On this information, I’m not quite sure what the ±0.07 °C/decade in Douglass et al would represent in Santer terms. At this point, it appears that the Santer accusation that Douglass et al had “ignored” this form of uncertainty is incorrect, but the way that they handled it is, as Christy says, sufficiently “subtle” that, for me to express an opinion on whether the Douglass method is adequate in the context of Santer’s data, I’d need to emulate exactly what was done on Santer’s data and see how it works.
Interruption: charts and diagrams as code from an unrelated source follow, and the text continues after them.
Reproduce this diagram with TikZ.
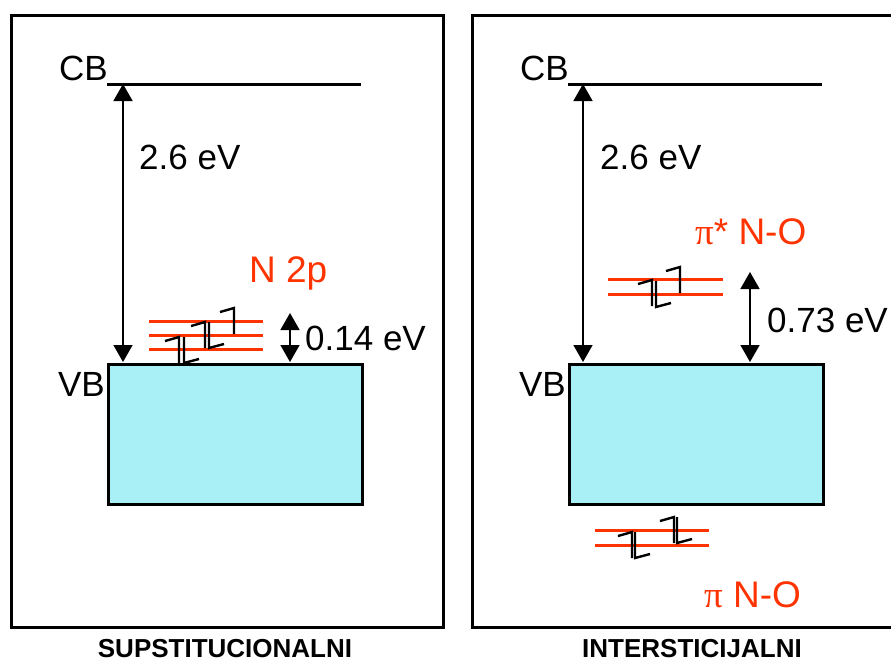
\documentclass[tikz,border=0pt]{standalone}
\usepackage{fontspec}
\setmainfont{Liberation Sans}
\newfontfamily\grkfont{Liberation Serif}
\usetikzlibrary{arrows.meta}
\definecolor{lvl}{HTML}{FF3300}
\definecolor{vbfill}{HTML}{A8F0F5}
\tikzset{
  frame/.style={line width=3pt, draw=black},
  band/.style={line width=3pt, draw=black},
  vbbox/.style={draw=black, line width=3pt, fill=vbfill},
  level/.style={draw=lvl, line width=3pt},
  gap/.style={line width=1.6pt, {Triangle[width=19pt,length=17pt]}-{Triangle[width=19pt,length=17pt]}},
  spin/.style={line width=2.4pt, line join=miter},
  lbl/.style={font=\fontsize{35}{38}\selectfont, inner sep=0pt},
  rlbl/.style={font=\fontsize{37}{40}\selectfont, inner sep=0pt, text=lvl},
  captxt/.style={font=\fontsize{26}{30}\selectfont\bfseries, inner sep=0pt},
  spinup/.pic={\draw[spin] (-14,4) -- (0,0) -- (0,26);},
  spindown/.pic={\draw[spin] (0,0) -- (0,26) -- (15,22);}
}
\begin{document}
\begin{tikzpicture}[x=1pt,y=-1pt]
\useasboundingbox (0,0) rectangle (891,664);
\begin{scope}
\clip (0,0) rectangle (891,664);
% frames
\draw[frame] (11,15) rectangle (443,627);
\draw[frame] (472,15) rectangle (910,627);

% ---------------- left panel ----------------
\coordinate (cbL1) at (107,84);
\coordinate (cbL2) at (361,84);
\draw[band] (cbL1) -- (cbL2);
\node[lbl, anchor=east] (cbLt) at (108,68) {CB};
\node[vbbox, minimum width=254pt, minimum height=140pt, anchor=north west] (vbL) at (107,363) {};
\node[lbl, anchor=east] (vbLt) at (105,384) {VB};
\coordinate (aLtop) at (123,84);
\coordinate (aLbot) at (123,362);
\draw[gap] (aLtop) -- (aLbot);
\node[lbl, anchor=west] (egL) at (139,157) {2.6 eV};
% N 2p levels
\foreach \y in {321,335,349} \draw[level] (149,\y) -- (263,\y);
\pic at (179,337) {spinup};
\pic at (184,337) {spindown};
\pic at (205,322) {spinup};
\pic at (209,322) {spindown};
\pic at (234,308) {spinup};
\node[rlbl, anchor=west] (n2p) at (249,273) {N 2p};
\coordinate (gLtop) at (290,313);
\coordinate (gLbot) at (290,362);
\draw[gap] (gLtop) -- (gLbot);
\node[lbl, anchor=west] (e014) at (305,338) {0.14 eV};

% ---------------- right panel ----------------
\coordinate (cbR1) at (568,84);
\coordinate (cbR2) at (822,84);
\draw[band] (cbR1) -- (cbR2);
\node[lbl, anchor=east] (cbRt) at (569,68) {CB};
\node[vbbox, minimum width=254pt, minimum height=140pt, anchor=north west] (vbR) at (568,363) {};
\node[lbl, anchor=east] (vbRt) at (566,384) {VB};
\coordinate (aRtop) at (583,84);
\coordinate (aRbot) at (583,362);
\draw[gap] (aRtop) -- (aRbot);
\node[lbl, anchor=west] (egR) at (600,157) {2.6 eV};
% pi* levels
\foreach \y in {279,294} \draw[level] (608,\y) -- (723,\y);
\pic at (652,280) {spinup};
\pic at (656,281) {spindown};
\pic at (680,267) {spinup};
\node[rlbl, anchor=west] (pistar) at (695,232) {{\grkfont π}* N-O};
\coordinate (gRtop) at (750,272);
\coordinate (gRbot) at (750,362);
\draw[gap] (gRtop) -- (gRbot);
\node[lbl, anchor=west] (e073) at (767,320) {0.73 eV};
% pi levels
\foreach \y in {530,545} \draw[level] (595,\y) -- (709,\y);
\pic at (632,532) {spinup};
\pic at (635,532) {spindown};
\pic at (674,517) {spinup};
\pic at (677,517) {spindown};
\node[rlbl, anchor=west] (pi) at (704,595) {{\grkfont π} N-O};
\end{scope}

% captions
\node[captxt] (capL) at (225,649) {SUPSTITUCIONALNI};
\node[captxt] (capR) at (692,649) {INTERSTICIJALNI};
\end{tikzpicture}
\end{document}
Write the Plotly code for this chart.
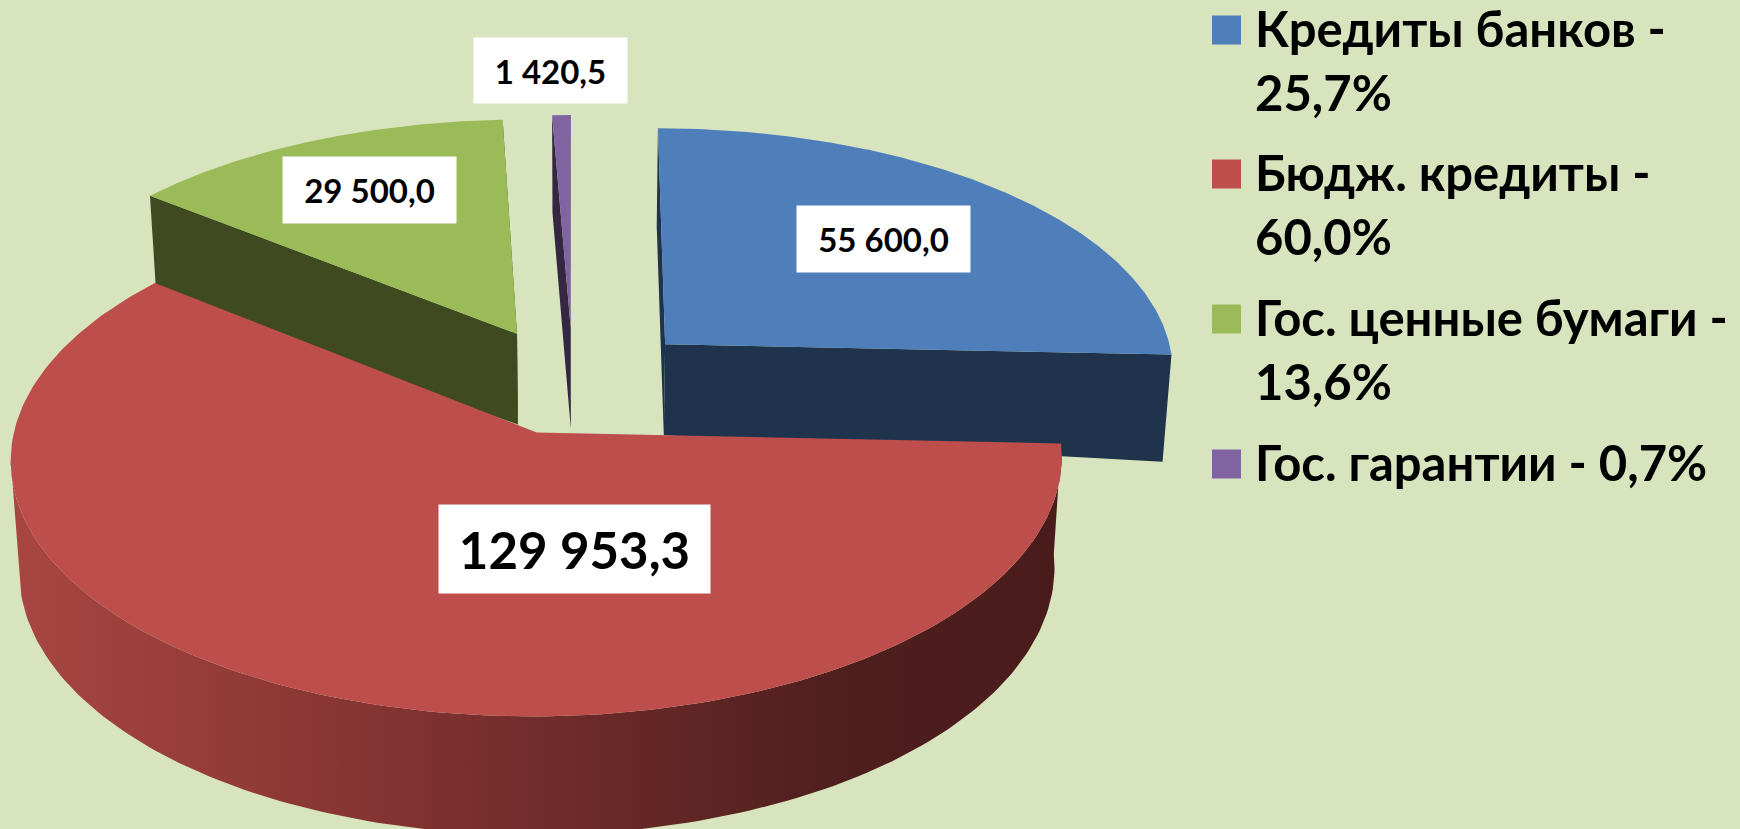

At present, I’ve requested the 49 Santer runs as used, but have received no response from Santer other than that he is at a workshop. The Santer coauthor with whom I’ve cordially corresponded did not personally ever receive a copy of the data and indicates that Santer will probably take the position that I be obliged to run the irrelevant gauntlet of trying to reconstruct his dataset from first principles, even to do simple statistical tests – the sort of petty silliness that is incomprehensible to the public. [End update]
PS. There’s one other issue raised in Santer (citing Lanzante 2005). Lanzante 2005 observed that the denominator when combining different uncertainties is a Pythagorean sum (sqrt(ssq)) and that a t-test using this gives different results than a visual comparison of overlap of uncertainties. If one uncertainty is a lot larger than the other, the Pythagorean sum ends up being dominated by the larger uncertainty.
For example, in the Santer Table III example sqrt(.138^2+.021^2)= .1397, only 1% larger than the greater uncertainty by itself. A visual comparison in which the overlap of separate 2-sigma intervals is inspected implies a little more onerous t-test than using t=2 against the Pythagorean sum. Lanzante 2005 criticized these sorts of visual comparisons in IPCC TAR and many climate articles, but the practice continues.
While the point is valid enough against Douglass, it is equally so against dozens of others studies; however, in the matter at hand, the issue does not appear to be material in any event.